So many people's first instinct to respond by buying more shares of that
company, thereby driving its price and market cap higher. That's a reaction
that implies that we think that the general trend _is_ toward Buy-n-Large. If
we expected regression to the mean to be the driving phenomenon, then we'd be
more likely to respond by selling.

(Disclaimer: I'm not suggesting that's actually how things work, just that a
lot of us behave as if we think that's how it works, or should work.)

------
VvR-Ox
Clearly they shouldn't have stopped producing the iPhone SE or it's successor
in the same shape.

Also they messed up really hard when they introduced the new MBP keyboards
which now all have to be replaced.

The iPad started to be useful much too slow and in the meanwhile less and less
people would even consider it when comparing with a surface.

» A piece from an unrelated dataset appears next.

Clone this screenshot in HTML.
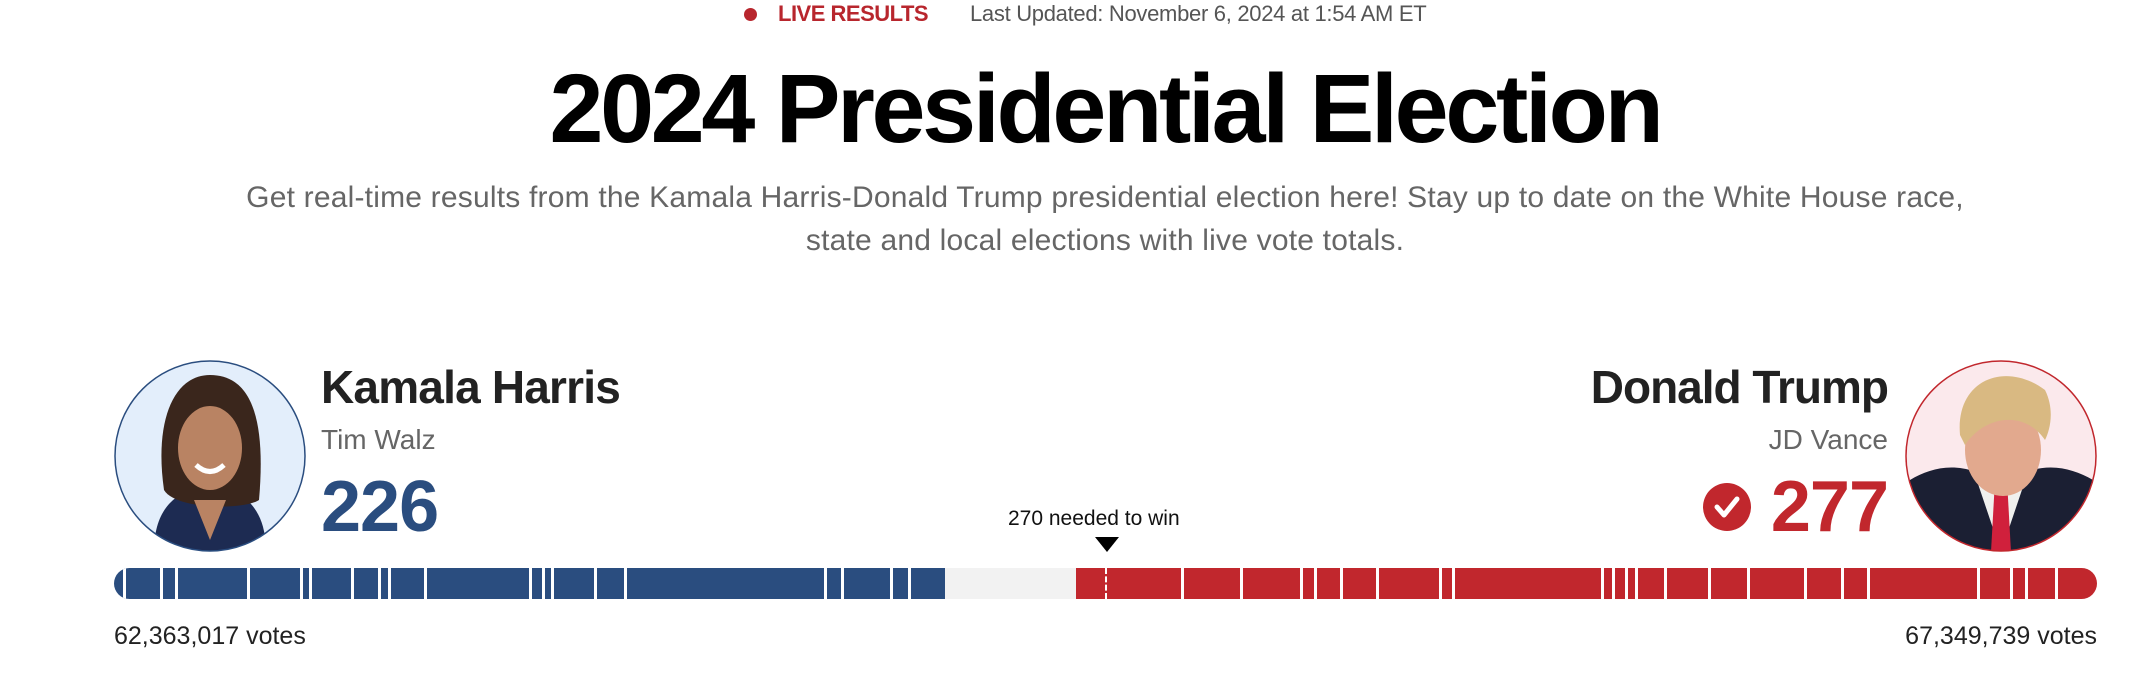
<!DOCTYPE html>
<html><head><meta charset="utf-8"><style>
body{margin:0;width:2156px;height:674px;background:#fff;position:relative;overflow:hidden;font-family:"Liberation Sans",Arial,sans-serif}
.a{position:absolute;white-space:nowrap;line-height:1}
.sep{position:absolute;top:0;width:3px;height:31px;background:#fff}
</style></head><body>
<div class="a" style="left:744px;top:8px;width:13px;height:13px;border-radius:50%;background:#b8262d"></div>
<div class="a" style="left:778px;top:3px;font-size:22px;font-weight:bold;color:#b8262d;letter-spacing:-0.5px">LIVE RESULTS</div>
<div class="a" style="left:970px;top:3px;font-size:22px;color:#555;letter-spacing:-0.3px">Last Updated: November 6, 2024 at 1:54 AM ET</div>
<div class="a" style="left:0;width:2210px;text-align:center;top:60px;font-size:97px;font-weight:bold;color:#000;letter-spacing:-3.3px">2024 Presidential Election</div>
<div class="a" style="left:0;width:2210px;text-align:center;top:182px;font-size:30px;color:#666;line-height:43px;white-space:normal;letter-spacing:0.2px">
<div style="margin-top:-6px">Get real-time results from the Kamala Harris-Donald Trump presidential election here! Stay up to date on the White House race,</div>
<div>state and local elections with live vote totals.</div></div>

<svg class="a" style="left:114px;top:360px" width="192" height="192" viewBox="0 0 192 192">
<defs><clipPath id="c1"><circle cx="96" cy="96" r="95"/></clipPath></defs>
<circle cx="96" cy="96" r="95" fill="#e3eefb"/>
<g clip-path="url(#c1)">
<path d="M40 192 C40 150 60 130 96 125 C132 130 152 150 152 192Z" fill="#1d2b52"/>
<path d="M50 130 C40 60 60 15 96 15 C138 15 152 60 145 140 C130 150 62 150 50 130Z" fill="#3a261c"/>
<ellipse cx="96" cy="88" rx="32" ry="42" fill="#b98363"/>
<path d="M80 140 L96 180 L112 140Z" fill="#b98363"/>
<path d="M82 105 Q96 118 110 105" stroke="#fff" stroke-width="5" fill="none"/>
</g>
<circle cx="96" cy="96" r="95" fill="none" stroke="#2a4d7f" stroke-width="1.5"/>
</svg>
<div class="a" style="left:321px;top:364px;font-size:46px;font-weight:bold;color:#222;letter-spacing:-0.8px">Kamala Harris</div>
<div class="a" style="left:321px;top:426px;font-size:28px;color:#666">Tim Walz</div>
<div class="a" style="left:321px;top:471px;font-size:72px;font-weight:bold;color:#2a4d7f;letter-spacing:-1px">226</div>

<svg class="a" style="left:1905px;top:360px" width="192" height="192" viewBox="0 0 192 192">
<defs><clipPath id="c2"><circle cx="96" cy="96" r="95"/></clipPath></defs>
<circle cx="96" cy="96" r="95" fill="#fbe9ec"/>
<g clip-path="url(#c2)">
<path d="M0 192 L5 120 C30 105 60 100 96 125 C132 100 162 105 188 120 L192 192Z" fill="#1b1f33"/>
<path d="M70 115 L96 192 L122 115Z" fill="#f0f0ee"/>
<path d="M90 120 L102 120 L106 192 L86 192Z" fill="#d0203c"/>
<ellipse cx="98" cy="90" rx="38" ry="46" fill="#e2a98e"/>
<path d="M55 75 C50 20 100 0 140 30 C150 50 145 70 140 80 C120 50 80 55 60 85Z" fill="#d9b982"/>
</g>
<circle cx="96" cy="96" r="95" fill="none" stroke="#c1272d" stroke-width="1.5"/>
</svg>
<div class="a" style="right:268px;top:364px;font-size:46px;font-weight:bold;color:#222;letter-spacing:-1px">Donald Trump</div>
<div class="a" style="right:268px;top:426px;font-size:28px;color:#666">JD Vance</div>
<div class="a" style="right:268px;top:471px;font-size:72px;font-weight:bold;color:#c1272d;letter-spacing:-1px">277</div>
<svg class="a" style="left:1703px;top:483px" width="48" height="48"><circle cx="24" cy="24" r="24" fill="#c1272d"/><path d="M14 24 L21 32 L34 16" stroke="#fff" stroke-width="5" fill="none" stroke-linecap="round" stroke-linejoin="round"/></svg>

<div class="a" style="left:1008px;top:508px;font-size:21px;color:#111">270 needed to win</div>
<svg class="a" style="left:1095px;top:537px" width="24" height="15"><path d="M0 0 L24 0 L12 15Z" fill="#000"/></svg>

<div class="a" style="left:114px;top:568px;width:1983px;height:31px;border-radius:16px;overflow:hidden;background:#f2f2f2">
<div class="a" style="left:0;top:0;width:831px;height:31px;background:#2a4d7f"></div>
<div class="a" style="left:962px;top:0;width:1021px;height:31px;background:#c1272d"></div>
<div class="sep" style="left:9px"></div><div class="sep" style="left:46px"></div><div class="sep" style="left:61px"></div><div class="sep" style="left:133px"></div><div class="sep" style="left:186px"></div><div class="sep" style="left:195px"></div><div class="sep" style="left:237px"></div><div class="sep" style="left:264px"></div><div class="sep" style="left:274px"></div><div class="sep" style="left:310px"></div><div class="sep" style="left:415px"></div><div class="sep" style="left:428px"></div><div class="sep" style="left:437px"></div><div class="sep" style="left:480px"></div><div class="sep" style="left:510px"></div><div class="sep" style="left:710px"></div><div class="sep" style="left:727px"></div><div class="sep" style="left:776px"></div><div class="sep" style="left:794px"></div>
<div class="a" style="left:991px;top:0;width:0;height:31px;border-left:2px dashed #fff"></div>
<div class="sep" style="left:1067px"></div><div class="sep" style="left:1126px"></div><div class="sep" style="left:1186px"></div><div class="sep" style="left:1200px"></div><div class="sep" style="left:1226px"></div><div class="sep" style="left:1262px"></div><div class="sep" style="left:1325px"></div><div class="sep" style="left:1338px"></div><div class="sep" style="left:1487px"></div><div class="sep" style="left:1498px"></div><div class="sep" style="left:1511px"></div><div class="sep" style="left:1521px"></div><div class="sep" style="left:1550px"></div><div class="sep" style="left:1594px"></div><div class="sep" style="left:1633px"></div><div class="sep" style="left:1690px"></div><div class="sep" style="left:1727px"></div><div class="sep" style="left:1753px"></div><div class="sep" style="left:1863px"></div><div class="sep" style="left:1896px"></div><div class="sep" style="left:1911px"></div><div class="sep" style="left:1941px"></div>
</div>

<div class="a" style="left:114px;top:624px;font-size:25px;color:#222">62,363,017 votes</div>
<div class="a" style="right:59px;top:624px;font-size:25px;color:#222">67,349,739 votes</div>
</body></html>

There is one more thing: The ecosystem seemed to be cool some day. Now it's
nothing special anymore and it's not really magical how many things don't work
together (because software, bugs, whatever...).

I buy the nice devices as used parts because they had times when they produced
some cool stuff that I still like to use. Maybe not with their OS but this
will probably change when less money gives them more pressure to be innovative
again.

------
martin1b
No surprise. No innovation. All stopped around 2011.

They've been coasting since then. Difference sizes of the same product. The
watch was about as far as they've wandered out of their comfort zone.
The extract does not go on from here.